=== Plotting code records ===
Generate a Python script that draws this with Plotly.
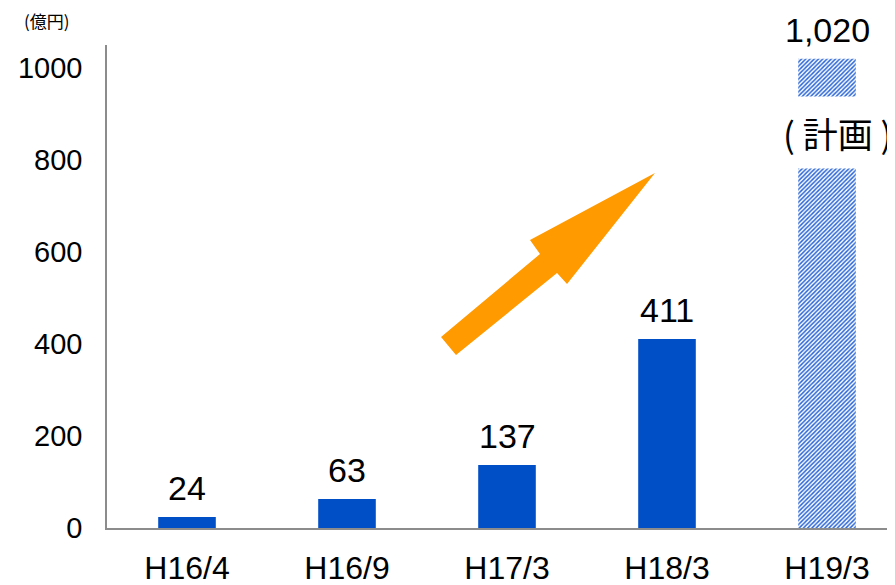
import plotly.graph_objects as go

categories = ["H16/4", "H16/9", "H17/3", "H18/3", "H19/3"]
values = [24, 63, 137, 411, 1020]
is_plan = [False, False, False, False, True]
y_ticks = [0, 200, 400, 600, 800, 1000]
unit_label = "(億円)"
plan_label = "( 計画 )"

BLUE = "#004FC6"
FONT = "Arial, Liberation Sans, sans-serif"
CJK = "Noto Sans CJK JP, sans-serif"

act_x = [c for c, p in zip(categories, is_plan) if not p]
act_y = [v for v, p in zip(values, is_plan) if not p]
plan_x = [c for c, p in zip(categories, is_plan) if p]
plan_y = [v for v, p in zip(values, is_plan) if p]

fig = go.Figure()
fig.add_trace(go.Bar(
    x=act_x, y=act_y, width=0.36,
    marker=dict(color=BLUE, line=dict(width=0)),
    hoverinfo="skip",
))
fig.add_trace(go.Bar(
    x=plan_x, y=plan_y, width=0.36,
    marker=dict(
        color="#ffffff", line=dict(width=0),
        pattern=dict(shape="/", fgcolor="#2a66d8", bgcolor="#ffffff",
                     size=3, solidity=0.5, fillmode="replace"),
    ),
    hoverinfo="skip",
))

# page body has an 8px offset; plot area in window pixels: L..L+W, T..T+H
OFF = 8
L, T, W, H = 107, 45, 788, 483

annotations = []
for c, v in zip(categories, values):
    annotations.append(dict(
        x=c, y=v, xref="x", yref="y", text=f"{v:,}", showarrow=False,
        yanchor="bottom", yshift=8, font=dict(family=FONT, size=34, color="#000"),
    ))
annotations.append(dict(
    x=plan_x[0], y=860, xref="x", yref="y", text=plan_label, showarrow=False,
    xanchor="center", yanchor="middle",
    xshift=10, bgcolor="#ffffff", borderpad=10,
    font=dict(family=CJK, size=35, color="#000"),
))
annotations.append(dict(
    x=(47 - L) / W, y=(T + H - 20) / H, xref="paper", yref="paper",
    xanchor="center", yanchor="middle",
    text=unit_label, showarrow=False,
    font=dict(family=CJK, size=17, color="#000"),
))

def P(px, py):
    return (px - L) / W, (T + H - py) / H
pts = [(441, 337), (456, 355), (557, 273), (567, 284), (655, 173), (530, 240), (540, 254)]
path = "M " + " L ".join(f"{P(a,b)[0]:.4f},{P(a,b)[1]:.4f}" for a, b in pts) + " Z"

FW, FH = 895, 585
fig.update_layout(
    width=FW, height=FH,
    margin=dict(l=L - OFF, r=FW - (L + W - OFF), t=T - OFF, b=FH - (T + H - OFF), autoexpand=False),
    plot_bgcolor="#ffffff", paper_bgcolor="#ffffff",
    showlegend=False, barmode="overlay",
    shapes=[dict(type="path", path=path, xref="paper", yref="paper",
                 fillcolor="#FF9A00", line=dict(width=0), layer="above")],
    annotations=annotations,
    font=dict(family=FONT, color="#000"),
)

fig.update_xaxes(
    range=[-0.5, 4.425], showline=True, linecolor="#8c8c8c", linewidth=2,
    showgrid=False, ticks="", tickfont=dict(family=FONT, size=32, color="#000"),
    ticklabelstandoff=11, fixedrange=True, automargin=False,
    categoryorder="array", categoryarray=categories,
)
fig.update_yaxes(
    range=[0, 1050], showline=True, linecolor="#8c8c8c", linewidth=1.5,
    showgrid=False, zeroline=False, ticks="", tickvals=y_ticks,
    tickfont=dict(family=FONT, size=29, color="#000"), ticklabelstandoff=17,
    fixedrange=True, automargin=False,
)

fig.write_html("out.html")
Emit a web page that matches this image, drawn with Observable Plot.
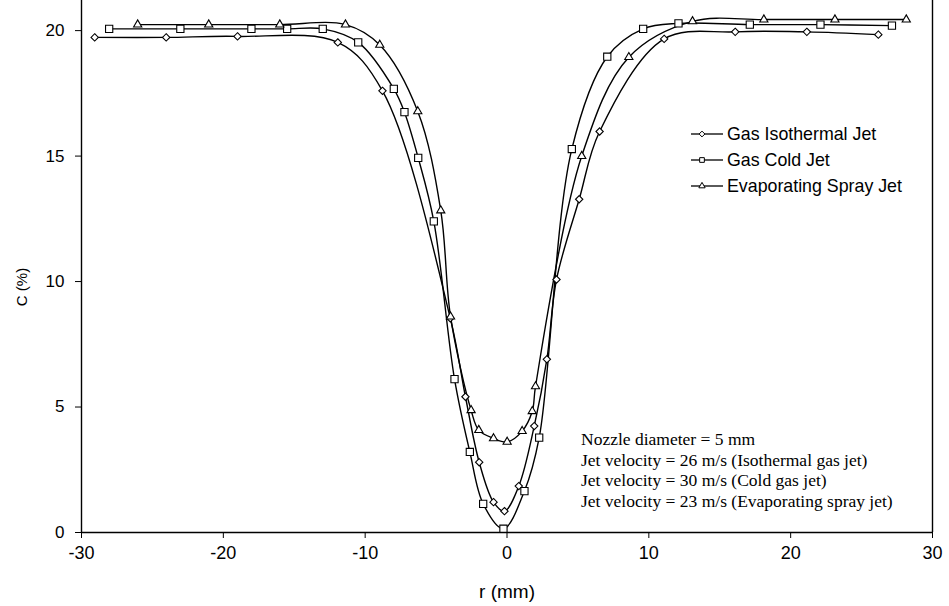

=== PROMPT ===
Restate, line by line and word for word, everything from the top of the material through the line that contains "plan_y = [v". Leave pictures out.

=== RESULT ===
Generate a Python script that draws this with Plotly.
import plotly.graph_objects as go

categories = ["H16/4", "H16/9", "H17/3", "H18/3", "H19/3"]
values = [24, 63, 137, 411, 1020]
is_plan = [False, False, False, False, True]
y_ticks = [0, 200, 400, 600, 800, 1000]
unit_label = "(億円)"
plan_label = "( 計画 )"

BLUE = "#004FC6"
FONT = "Arial, Liberation Sans, sans-serif"
CJK = "Noto Sans CJK JP, sans-serif"

act_x = [c for c, p in zip(categories, is_plan) if not p]
act_y = [v for v, p in zip(values, is_plan) if not p]
plan_x = [c for c, p in zip(categories, is_plan) if p]
plan_y = [v for v, p in zip(values, is_plan) if p]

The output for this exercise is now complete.